**What is required**
Leave out any picture and return the remaining listing below exactly as given.

**Stored data**

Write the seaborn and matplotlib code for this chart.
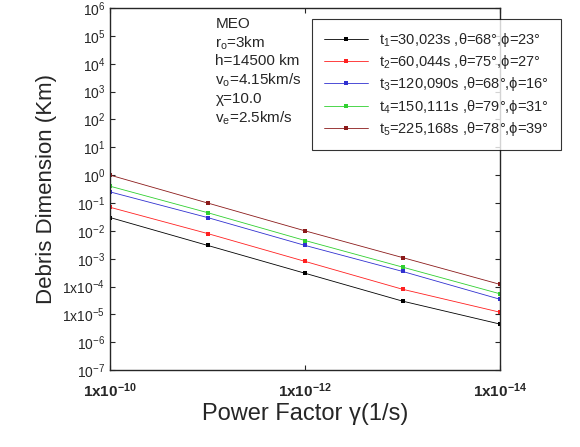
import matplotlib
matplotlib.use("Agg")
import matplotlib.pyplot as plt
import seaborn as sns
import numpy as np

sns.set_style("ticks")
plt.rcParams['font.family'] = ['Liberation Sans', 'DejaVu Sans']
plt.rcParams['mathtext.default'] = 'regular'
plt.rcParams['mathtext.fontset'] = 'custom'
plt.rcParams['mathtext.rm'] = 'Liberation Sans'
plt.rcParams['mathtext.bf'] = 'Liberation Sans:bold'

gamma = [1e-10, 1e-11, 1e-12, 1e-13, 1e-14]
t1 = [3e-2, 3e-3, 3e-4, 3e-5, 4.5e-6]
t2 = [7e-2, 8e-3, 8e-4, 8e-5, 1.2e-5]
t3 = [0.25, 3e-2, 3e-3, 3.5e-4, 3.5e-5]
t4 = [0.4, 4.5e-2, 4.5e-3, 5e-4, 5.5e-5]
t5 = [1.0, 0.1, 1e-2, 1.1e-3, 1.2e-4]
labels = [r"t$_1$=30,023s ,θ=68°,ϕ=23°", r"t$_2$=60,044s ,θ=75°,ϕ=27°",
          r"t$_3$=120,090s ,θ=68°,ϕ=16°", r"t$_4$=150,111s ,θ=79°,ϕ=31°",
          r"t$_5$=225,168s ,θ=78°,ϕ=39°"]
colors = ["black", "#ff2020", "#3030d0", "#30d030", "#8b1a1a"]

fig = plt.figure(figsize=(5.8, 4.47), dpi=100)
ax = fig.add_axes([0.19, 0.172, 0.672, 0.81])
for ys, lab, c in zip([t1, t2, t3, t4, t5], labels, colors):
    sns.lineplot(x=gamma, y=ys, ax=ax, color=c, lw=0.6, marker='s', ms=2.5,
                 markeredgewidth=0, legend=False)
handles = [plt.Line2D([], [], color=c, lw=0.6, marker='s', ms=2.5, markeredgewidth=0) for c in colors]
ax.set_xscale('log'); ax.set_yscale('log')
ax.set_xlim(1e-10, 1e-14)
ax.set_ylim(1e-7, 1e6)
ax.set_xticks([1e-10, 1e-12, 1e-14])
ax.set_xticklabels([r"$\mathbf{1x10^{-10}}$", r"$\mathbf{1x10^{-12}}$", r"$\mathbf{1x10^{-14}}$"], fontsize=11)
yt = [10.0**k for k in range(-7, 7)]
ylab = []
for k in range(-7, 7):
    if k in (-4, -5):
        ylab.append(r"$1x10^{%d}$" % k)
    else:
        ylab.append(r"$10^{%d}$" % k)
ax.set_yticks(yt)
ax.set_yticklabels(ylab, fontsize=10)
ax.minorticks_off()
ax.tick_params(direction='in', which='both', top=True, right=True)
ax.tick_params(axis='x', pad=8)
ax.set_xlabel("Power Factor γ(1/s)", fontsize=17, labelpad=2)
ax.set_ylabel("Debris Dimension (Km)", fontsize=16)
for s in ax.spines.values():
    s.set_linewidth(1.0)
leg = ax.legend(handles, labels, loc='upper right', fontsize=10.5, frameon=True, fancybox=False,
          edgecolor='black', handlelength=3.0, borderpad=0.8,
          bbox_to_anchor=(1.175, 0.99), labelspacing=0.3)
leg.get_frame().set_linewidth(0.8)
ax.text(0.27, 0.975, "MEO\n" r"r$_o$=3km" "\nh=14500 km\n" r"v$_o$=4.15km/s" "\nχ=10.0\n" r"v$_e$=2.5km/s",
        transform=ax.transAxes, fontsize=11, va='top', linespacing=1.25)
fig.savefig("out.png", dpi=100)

**Answer for this exercise**
Write the seaborn and matplotlib code for this chart.
import matplotlib
matplotlib.use("Agg")
import matplotlib.pyplot as plt
import seaborn as sns
import numpy as np

sns.set_style("ticks")
plt.rcParams['font.family'] = ['Liberation Sans', 'DejaVu Sans']
plt.rcParams['mathtext.default'] = 'regular'
plt.rcParams['mathtext.fontset'] = 'custom'
plt.rcParams['mathtext.rm'] = 'Liberation Sans'
plt.rcParams['mathtext.bf'] = 'Liberation Sans:bold'

gamma = [1e-10, 1e-11, 1e-12, 1e-13, 1e-14]
t1 = [3e-2, 3e-3, 3e-4, 3e-5, 4.5e-6]
t2 = [7e-2, 8e-3, 8e-4, 8e-5, 1.2e-5]
t3 = [0.25, 3e-2, 3e-3, 3.5e-4, 3.5e-5]
t4 = [0.4, 4.5e-2, 4.5e-3, 5e-4, 5.5e-5]
t5 = [1.0, 0.1, 1e-2, 1.1e-3, 1.2e-4]
labels = [r"t$_1$=30,023s ,θ=68°,ϕ=23°", r"t$_2$=60,044s ,θ=75°,ϕ=27°",
          r"t$_3$=120,090s ,θ=68°,ϕ=16°", r"t$_4$=150,111s ,θ=79°,ϕ=31°",
          r"t$_5$=225,168s ,θ=78°,ϕ=39°"]
colors = ["black", "#ff2020", "#3030d0", "#30d030", "#8b1a1a"]

fig = plt.figure(figsize=(5.8, 4.47), dpi=100)
ax = fig.add_axes([0.19, 0.172, 0.672, 0.81])
for ys, lab, c in zip([t1, t2, t3, t4, t5], labels, colors):
    sns.lineplot(x=gamma, y=ys, ax=ax, color=c, lw=0.6, marker='s', ms=2.5,
                 markeredgewidth=0, legend=False)
handles = [plt.Line2D([], [], color=c, lw=0.6, marker='s', ms=2.5, markeredgewidth=0) for c in colors]
ax.set_xscale('log'); ax.set_yscale('log')
ax.set_xlim(1e-10, 1e-14)
ax.set_ylim(1e-7, 1e6)
ax.set_xticks([1e-10, 1e-12, 1e-14])
ax.set_xticklabels([r"$\mathbf{1x10^{-10}}$", r"$\mathbf{1x10^{-12}}$", r"$\mathbf{1x10^{-14}}$"], fontsize=11)
yt = [10.0**k for k in range(-7, 7)]
ylab = []
for k in range(-7, 7):
    if k in (-4, -5):
        ylab.append(r"$1x10^{%d}$" % k)
    else:
        ylab.append(r"$10^{%d}$" % k)
ax.set_yticks(yt)
ax.set_yticklabels(ylab, fontsize=10)
ax.minorticks_off()
ax.tick_params(direction='in', which='both', top=True, right=True)
ax.tick_params(axis='x', pad=8)
ax.set_xlabel("Power Factor γ(1/s)", fontsize=17, labelpad=2)
ax.set_ylabel("Debris Dimension (Km)", fontsize=16)
for s in ax.spines.values():
    s.set_linewidth(1.0)
leg = ax.legend(handles, labels, loc='upper right', fontsize=10.5, frameon=True, fancybox=False,
          edgecolor='black', handlelength=3.0, borderpad=0.8,
          bbox_to_anchor=(1.175, 0.99), labelspacing=0.3)
leg.get_frame().set_linewidth(0.8)
ax.text(0.27, 0.975, "MEO\n" r"r$_o$=3km" "\nh=14500 km\n" r"v$_o$=4.15km/s" "\nχ=10.0\n" r"v$_e$=2.5km/s",
        transform=ax.transAxes, fontsize=11, va='top', linespacing=1.25)
fig.savefig("out.png", dpi=100)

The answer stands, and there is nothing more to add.